There is onsite storage capacity for raw solid inputs and three tanks capable of storing over two million liters. When picking up the liquid manure from dairies, the goal is to collect it when it is as fresh as possible. To accommodate the biogas facility, many dairy suppliers have installed a plug within their liquid manure pipelines leading to their lagoons. A biogas plant vacuum truck comes by, typically once a day, picks up a load of liquid manure, delivers it to a storage tank, and then takes a load of processed liquid manure from the 5.8 million litre post-storage tank back to the pipeline plug for deposit in the dairy lagoon.

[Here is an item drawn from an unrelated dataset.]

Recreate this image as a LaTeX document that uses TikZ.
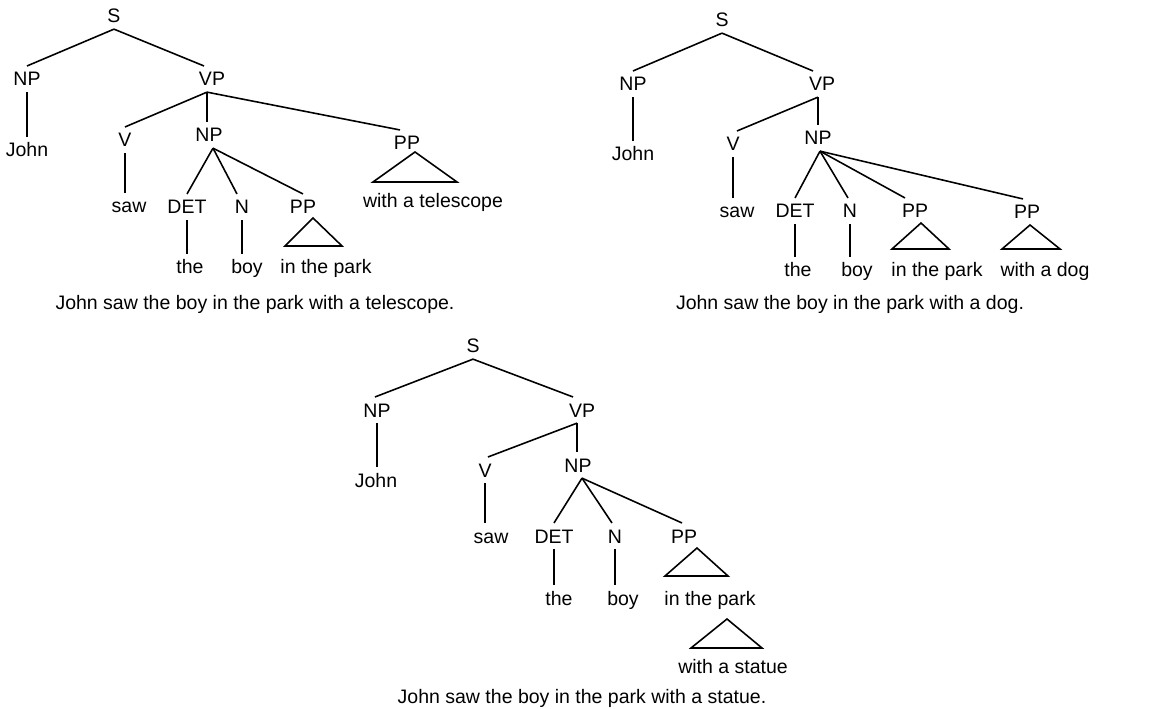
\documentclass[tikz,border=0pt]{standalone}
\usepackage{fontspec}
\setmainfont{Liberation Sans}
\begin{document}
\begin{tikzpicture}[x=0.02cm,y=-0.02cm,
  lab/.style={anchor=base,inner sep=0pt,outer xsep=0pt,outer ysep=3.5pt,
    text height=7.9pt,text depth=0pt,font=\fontsize{11.1pt}{13pt}\selectfont},
  edge/.style={line width=0.9pt,line join=miter}]
\useasboundingbox (0,0) rectangle (1152,709);
% ---------------- Tree 1 ----------------
\node[lab] (s1) at (114,23) {S};
\node[lab] (np1) at (27,86) {NP};
\node[lab] (vp1) at (212,86) {VP};
\node[lab] (john1) at (27,157) {John};
\node[lab] (v1) at (125,147) {V};
\node[lab] (npb1) at (209,142) {NP};
\node[lab] (ppa1) at (407,150) {PP};
\node[lab] (tele1) at (433,208) {with a telescope};
\node[lab] (saw1) at (129,213) {saw};
\node[lab] (det1) at (187,214) {DET};
\node[lab] (n1) at (242,214) {N};
\node[lab] (ppb1) at (303,214) {PP};
\node[lab] (the1) at (190,274) {the};
\node[lab] (boy1) at (247,274) {boy};
\node[lab] (park1) at (326,274) {in the park};
\node[lab] (cap1) at (255,310) {John saw the boy in the park with a telescope.};
\draw[edge] (s1.south) -- (np1.north);
\draw[edge] (s1.south) -- ([xshift=-0.16cm]vp1.north);
\draw[edge] (np1.south) -- (john1.north -| np1.south);
\draw[edge] ([xshift=-0.1cm]vp1.south) -- (v1.north);
\draw[edge] ([xshift=-0.1cm]vp1.south) -- ([xshift=-0.04cm]npb1.north);
\draw[edge] ([xshift=-0.1cm]vp1.south) -- ([xshift=-0.14cm]ppa1.north);
\draw[edge] (v1.south) -- (saw1.north -| v1.south);
\draw[edge] ([xshift=0.08cm]npb1.south) -- (det1.north);
\draw[edge] ([xshift=0.08cm]npb1.south) -- ([xshift=-0.1cm]n1.north);
\draw[edge] ([xshift=0.08cm]npb1.south) -- (ppb1.north);
\draw[edge] (det1.south) -- (the1.north -| det1.south);
\draw[edge] (n1.south) -- (boy1.north -| n1.south);
\draw[edge] ([xshift=0.16cm,yshift=-0.04cm]ppa1.base) -- ++(-42,30) -- ++(84,0) -- cycle;
\draw[edge] ([xshift=0.2cm,yshift=-0.08cm]ppb1.base) -- ++(-28,28) -- ++(57,0) -- cycle;
% ---------------- Tree 2 ----------------
\node[lab] (s2) at (722,27) {S};
\node[lab] (np2) at (633,91) {NP};
\node[lab] (vp2) at (822,91) {VP};
\node[lab] (john2) at (633,161) {John};
\node[lab] (v2) at (733,151) {V};
\node[lab] (npb2) at (818,145) {NP};
\node[lab] (saw2) at (737,218) {saw};
\node[lab] (det2) at (795,218) {DET};
\node[lab] (n2) at (850,218) {N};
\node[lab] (ppa2) at (915,218) {PP};
\node[lab] (ppb2) at (1027,219) {PP};
\node[lab] (the2) at (798,277) {the};
\node[lab] (boy2) at (857,277) {boy};
\node[lab] (park2) at (937,277) {in the park};
\node[lab] (dog2) at (1045,277) {with a dog};
\node[lab] (cap2) at (850,310) {John saw the boy in the park with a dog.};
\draw[edge] (s2.south) -- (np2.north);
\draw[edge] (s2.south) -- ([xshift=-0.18cm]vp2.north);
\draw[edge] (np2.south) -- (john2.north -| np2.south);
\draw[edge] ([xshift=-0.08cm]vp2.south) -- ([xshift=0.08cm]v2.north);
\draw[edge] ([xshift=-0.08cm]vp2.south) -- (npb2.north);
\draw[edge] (v2.south) -- (saw2.north -| v2.south);
\draw[edge] ([xshift=0.04cm]npb2.south) -- (det2.north);
\draw[edge] ([xshift=0.04cm]npb2.south) -- ([xshift=-0.04cm]n2.north);
\draw[edge] ([xshift=0.04cm]npb2.south) -- ([xshift=-0.2cm]ppa2.north);
\draw[edge] ([xshift=0.04cm]npb2.south) -- ([xshift=-0.08cm]ppb2.north);
\draw[edge] (det2.south) -- (the2.north -| det2.south);
\draw[edge] (n2.south) -- (boy2.north -| n2.south);
\draw[edge] ([xshift=0.12cm,yshift=-0.1cm]ppa2.base) -- ++(-29,26) -- ++(57,0) -- cycle;
\draw[edge] ([xshift=0.06cm,yshift=-0.12cm]ppb2.base) -- ++(-28,24) -- ++(58,0) -- cycle;
% ---------------- Tree 3 ----------------
\node[lab] (s3) at (473,353) {S};
\node[lab] (np3) at (377,417) {NP};
\node[lab] (vp3) at (582,417) {VP};
\node[lab] (john3) at (376,487) {John};
\node[lab] (v3) at (485,477) {V};
\node[lab] (npb3) at (578,472) {NP};
\node[lab] (saw3) at (491,543) {saw};
\node[lab] (det3) at (554,543) {DET};
\node[lab] (n3) at (615,543) {N};
\node[lab] (pp3) at (684,543) {PP};
\node[lab] (the3) at (559,605) {the};
\node[lab] (boy3) at (623,605) {boy};
\node[lab] (park3) at (710,605) {in the park};
\node[lab] (statue3) at (733,673) {with a statue};
\node[lab] (cap3) at (582,703) {John saw the boy in the park with a statue.};
\draw[edge] (s3.south) -- ([xshift=-0.04cm]np3.north);
\draw[edge] (s3.south) -- ([xshift=-0.18cm]vp3.north);
\draw[edge] (np3.south) -- (john3.north -| np3.south);
\draw[edge] ([xshift=-0.1cm]vp3.south) -- ([xshift=0.06cm]v3.north);
\draw[edge] ([xshift=-0.1cm]vp3.south) -- ([xshift=-0.1cm]npb3.north -| vp3.south);
\draw[edge] (v3.south) -- (saw3.north -| v3.south);
\draw[edge] ([xshift=0.08cm]npb3.south) -- (det3.north);
\draw[edge] ([xshift=0.08cm]npb3.south) -- ([xshift=-0.06cm]n3.north);
\draw[edge] ([xshift=0.08cm]npb3.south) -- ([xshift=-0.04cm]pp3.north);
\draw[edge] (det3.south) -- (the3.north -| det3.south);
\draw[edge] (n3.south) -- (boy3.north -| n3.south);
\draw[edge] ([xshift=0.26cm,yshift=-0.1cm]pp3.base) -- ++(-32,28) -- ++(63,0) -- cycle;
\draw[edge] ([xshift=0.34cm,yshift=-0.28cm]park3.base) -- ++(-36,29) -- ++(71,0) -- cycle;
\end{tikzpicture}
\end{document}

“Where the big plus comes for the dairy farmer is when we install a thermo-hydrolysis unit at the end of this year,” says Hurlburt. “It is a Canadian Food Inspection Agency (CFIA) approved technology for the destruction of specified risk material such as prions that cause bovine spongiform encephalopathy (BSE).”
This is also known as mad cow disease. What this means is that this facility will be able to dispose of all cattle mortalities, including those cattle or cattle parts that are suspected of carrying BSE, and this ground up material will be digested to produce biogas. The benefit to Lethbridge Biogas is that it produces about 10 times the amount of biogas per cubic metre as standard inputs, but processing of the material must be monitored very closely.
Because the system is designed for liquid manure, the company avoids receiving manure from dry feedlots because of its high solids content. Hurlburt says there is better pre-processing technology for that type of manure, which has been developed right in Alberta, specifically by a company called Himark Biogas, operating as Highland Feeders in Vegreville, Alberta.
As one of several investments planned for the facility, Lethbridge Biogas intends to install a pelleting plant in 2015 to process separated solids captured from the digestion process, which can be used as a solid, pathogen free, organic fertilizer.